During the early 1990s, MUO added 101 acres formerly owned by the Toledo Mental Health Center adjacent to MUO's existing campus for the development of the Advanced Technology Park of Northwest Ohio, a technology park that Dr. Ruppert first proposed in 1984 as a method of bringing funds to the college through long-term leases in the park and opportunities for MUO scientists to work on projects with private industry, an important relationship both for the benefit of the institution and the community. In addition, planning began on the development of a new building to house the schools of nursing and allied health.

Building construction was not the only area of growth during his tenure as president. Dr. Ruppert turned his attention to the development of academic programs, and the college caught the attention of friends in the private sector.

Harold and Helen McMaster, who have contributed millions of dollars to colleges and universities in northwest Ohio, provided funds in the early 1980s for creation at MUO of the McMaster Recombinant DNA laboratory and in October 1989 endowed the Helen and Harold McMaster Chair in Molecular Biology in the Department of Biochemistry and Molecular Biology.

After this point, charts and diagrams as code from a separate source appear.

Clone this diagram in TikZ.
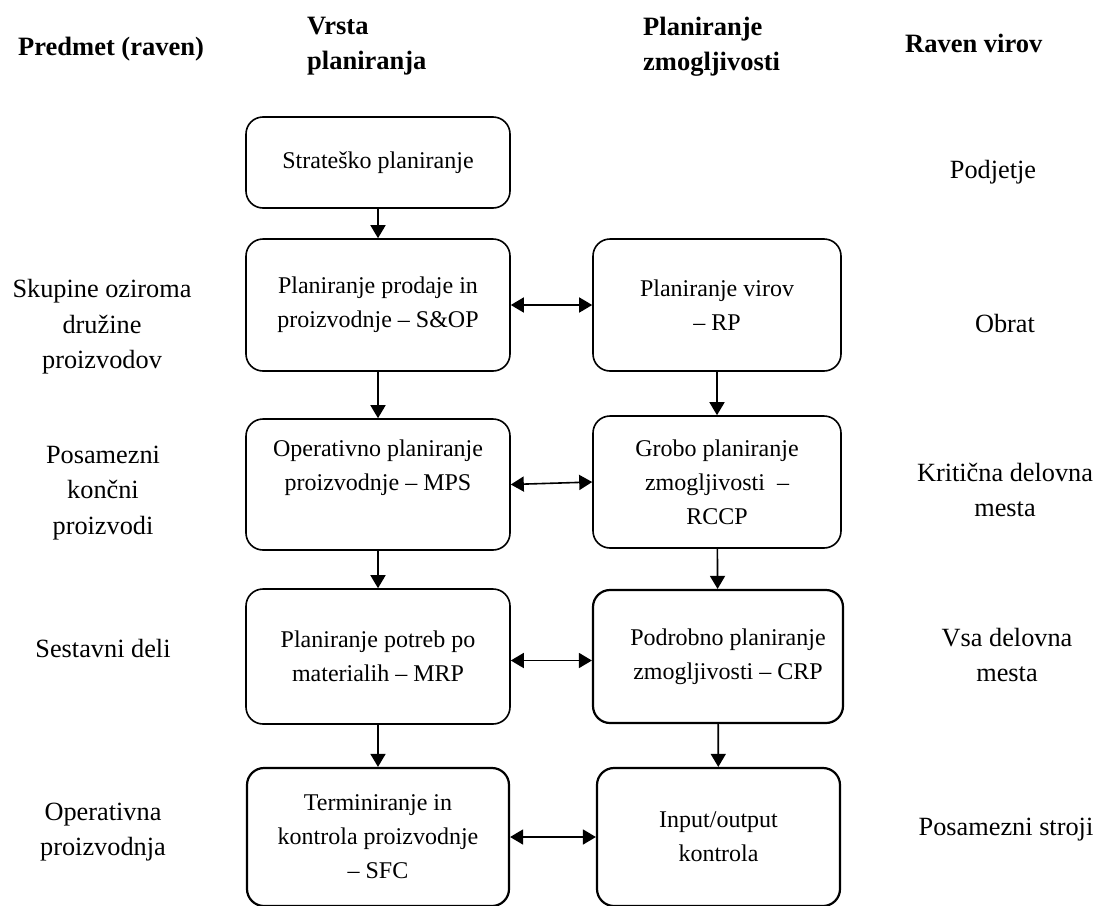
\documentclass[tikz,border=0pt]{standalone}
\usepackage{fontspec}
\setmainfont{Liberation Serif}
\usetikzlibrary{arrows.meta}
\begin{document}
\begin{tikzpicture}[x=1pt,y=-1pt,
  box/.style={draw, line width=1.6pt, rounded corners=17pt, inner sep=0pt,
    align=center, font=\fontsize{24}{34}\selectfont},
  heavybox/.style={box, line width=2.2pt},
  leftw/.style={minimum width=264pt},
  rightw/.style={minimum width=248pt},
  boxtext/.style={align=center, inner sep=0pt, font=\fontsize{24}{34}\selectfont},
  lbl/.style={align=center, inner sep=0pt, font=\fontsize{26.3}{35.5}\selectfont},
  head/.style={align=left, inner sep=0pt, font=\fontsize{26.5}{35}\selectfont\bfseries},
  flow/.style={line width=1.6pt, -{Triangle[length=13pt,width=15pt]}},
  biflow/.style={line width=1.6pt,
    {Triangle[length=13pt,width=15pt]}-{Triangle[length=13pt,width=15pt]}}
]
\useasboundingbox (0,0) rectangle (1097,905);

% column headings
\node[head, anchor=base west] (hPred) at (18,55) {Predmet (raven)};
\node[head, anchor=north west] (hVrsta) at (307,17) {Vrsta\\planiranja};
\node[head, anchor=north west] (hPlan) at (643,17) {Planiranje\\zmogljivosti};
\node[head, anchor=base west] (hRaven) at (905,52) {Raven virov};

% planning types (left column)
\node[box, leftw, minimum height=91pt] (str) at (378,162.5) {Strateško planiranje};
\node[box, leftw, minimum height=132pt] (sop) at (378,305)
  {Planiranje prodaje in\\proizvodnje – S\&OP};
\node[box, leftw, minimum height=131pt] (mps) at (378,484.5) {};
\node[boxtext] (mpsText) at (378,468) {Operativno planiranje\\proizvodnje – MPS};
\node[box, leftw, minimum height=135pt] (mrp) at (378,656.5)
  {Planiranje potreb po\\materialih – MRP};
\node[heavybox, minimum width=262pt, minimum height=138pt] (sfc) at (378,837)
  {Terminiranje in\\kontrola proizvodnje\\– SFC};

% capacity planning (right column)
\node[box, rightw, minimum height=132pt] (rp) at (717,305)
  {Planiranje virov\\– RP};
\node[box, rightw, minimum height=132pt] (rccp) at (717,482)
  {Grobo planiranje\\zmogljivosti~ –\\RCCP};
\node[heavybox, minimum width=250pt, minimum height=133pt] (crp) at (718,656.5)
  {\hspace*{20pt}Podrobno planiranje\\\hspace*{20pt}zmogljivosti – CRP};
\node[heavybox, minimum width=243pt, minimum height=138pt] (io) at (718.5,837)
  {Input/output\\kontrola};

% flow between levels
\draw[flow] (str) -- (sop);
\draw[flow] (sop) -- (mps);
\draw[flow] (mps) -- (mrp);
\draw[flow] (mrp) -- (sfc);
\draw[flow] (rp) -- (rccp);
\draw[flow] (rccp) -- (crp);
\draw[flow] (crp) -- (io);

% coordination between planning and capacity
\draw[biflow] (sop.east) -- (rp.west);
\draw[biflow] (mps.east) -- (rccp.west);
\draw[biflow] ([yshift=-4pt]mrp.east) -- ([yshift=-4pt]crp.west);
\draw[biflow] (sfc.east) -- (io.west);

% object levels (left)
\node[lbl] (lvlA) at (102,327) {Skupine oziroma\\družine\\proizvodov};
\node[lbl] (lvlB) at (103,493) {Posamezni\\končni\\proizvodi};
\node[lbl] (lvlC) at (103,648) {Sestavni deli};
\node[lbl] (lvlD) at (103,832) {Operativna\\proizvodnja};

% resource levels (right)
\node[lbl] (resA) at (993,172) {Podjetje};
\node[lbl] (resB) at (1005,323) {Obrat};
\node[lbl] (resC) at (1005,490) {Kritična delovna\\mesta};
\node[lbl] (resD) at (1007,655) {Vsa delovna\\mesta};
\node[lbl] (resE) at (1006,830) {Posamezni stroji};
\end{tikzpicture}
\end{document}
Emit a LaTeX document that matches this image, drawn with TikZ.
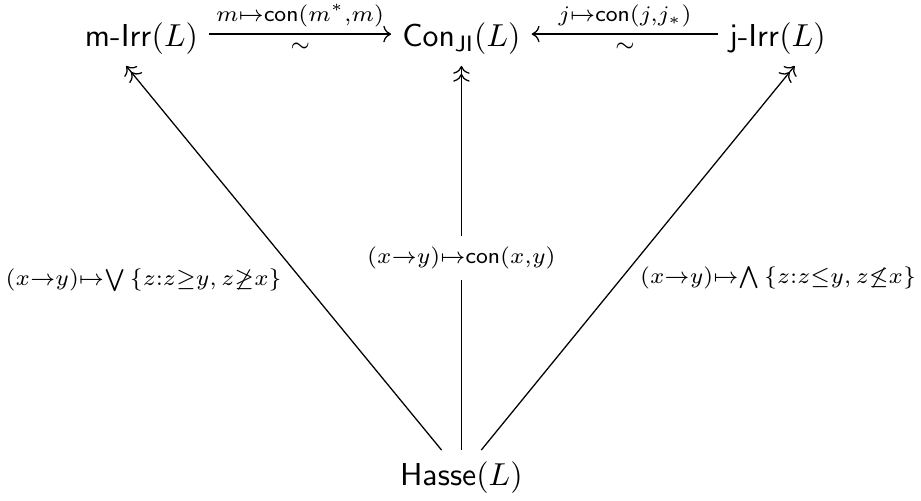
\documentclass[tikz,border=0pt]{standalone}
\usepackage{amsmath,amssymb}
\usetikzlibrary{arrows.meta, positioning, calc}

\tikzset{
    obj/.style={anchor=base},
    iso/.style={->},
    surj/.style={->>},
    toplab/.style={inner sep=2.6pt}
}

\begin{document}
\begin{tikzpicture}
        % Fix the page to the proportions of the figure
        \useasboundingbox (0,0) rectangle (10.2,5.538);
        % The four objects
        \node[obj] (mirr) at (1.567,5.02) {$\mathsf{m}\text{-}\mathsf{Irr}(L)$};
        \node[obj] (con) at (5.11,5.02) {$\mathsf{Con}_{\mathsf{JI}}(L)$};
        \node[obj] (jirr) at (8.611,5.02) {$\mathsf{j}\text{-}\mathsf{Irr}(L)$};
        \node[obj] (hasse) at (5.11,0.166) {$\mathsf{Hasse}(L)$};
        % Isomorphisms along the top row
        \draw[iso] ([yshift=1.5pt]mirr.east) -- ([yshift=1.5pt]mirr.east -| con.west)
            node[midway, above, toplab, inner sep=2.1pt] {$\scriptstyle m\mapsto\mathsf{con}(m^*,m)$}
            node[midway, below, toplab] {$\scriptstyle\sim$};
        \draw[iso] ([yshift=1.5pt]jirr.west) -- ([yshift=1.5pt]jirr.west -| con.east)
            node[midway, above, toplab, inner sep=2.1pt] {$\scriptstyle j\mapsto\mathsf{con}(j,j_*)$}
            node[midway, below, toplab] {$\scriptstyle\sim$};
        % Maps out of the Hasse diagram
        \draw[surj] ([xshift=-0.22cm]hasse.north) -- ([xshift=-0.17cm]mirr.south)
            node[midway, below left, xshift=0.1cm] {$\scriptstyle (x\to y)\mapsto\bigvee\,\{z:z\geq y,\,z\not\geq x\}$};
        \draw[surj] (hasse.north) -- (con.south)
            node[midway, fill=white] {$\scriptstyle (x\to y)\mapsto\mathsf{con}(x,y)$};
        \draw[surj] ([xshift=0.22cm]hasse.north) -- ([xshift=0.19cm]jirr.south)
            node[midway, below right, xshift=-0.1cm, yshift=0.03cm] {$\scriptstyle (x\to y)\mapsto\bigwedge\,\{z:z\leq y,\,z\not\leq x\}$};
\end{tikzpicture}
\end{document}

The Coghlin Institute, founded by Ida Marie Dowling in her mother's name, Eleanore Coghlin Wilson, in June 1983, provided funds for the creation of the Eleanore Coghlin Chair in Rehabilitation Medicine, a gift that Dr. Ruppert said illustrated that the college was moving positively in the development of its faculty, staff and programs. In January 1990, a third chair was created when the France Stone Foundation endowed the Clair F. Martig Chair in Ahzheimer's Disease Research at MUO. And for many years the Stranahan family, which was synonymous with Champion Spark Plug Co., contributed to MUO's development, including two major endowments for laser therapy and organ transplantation research.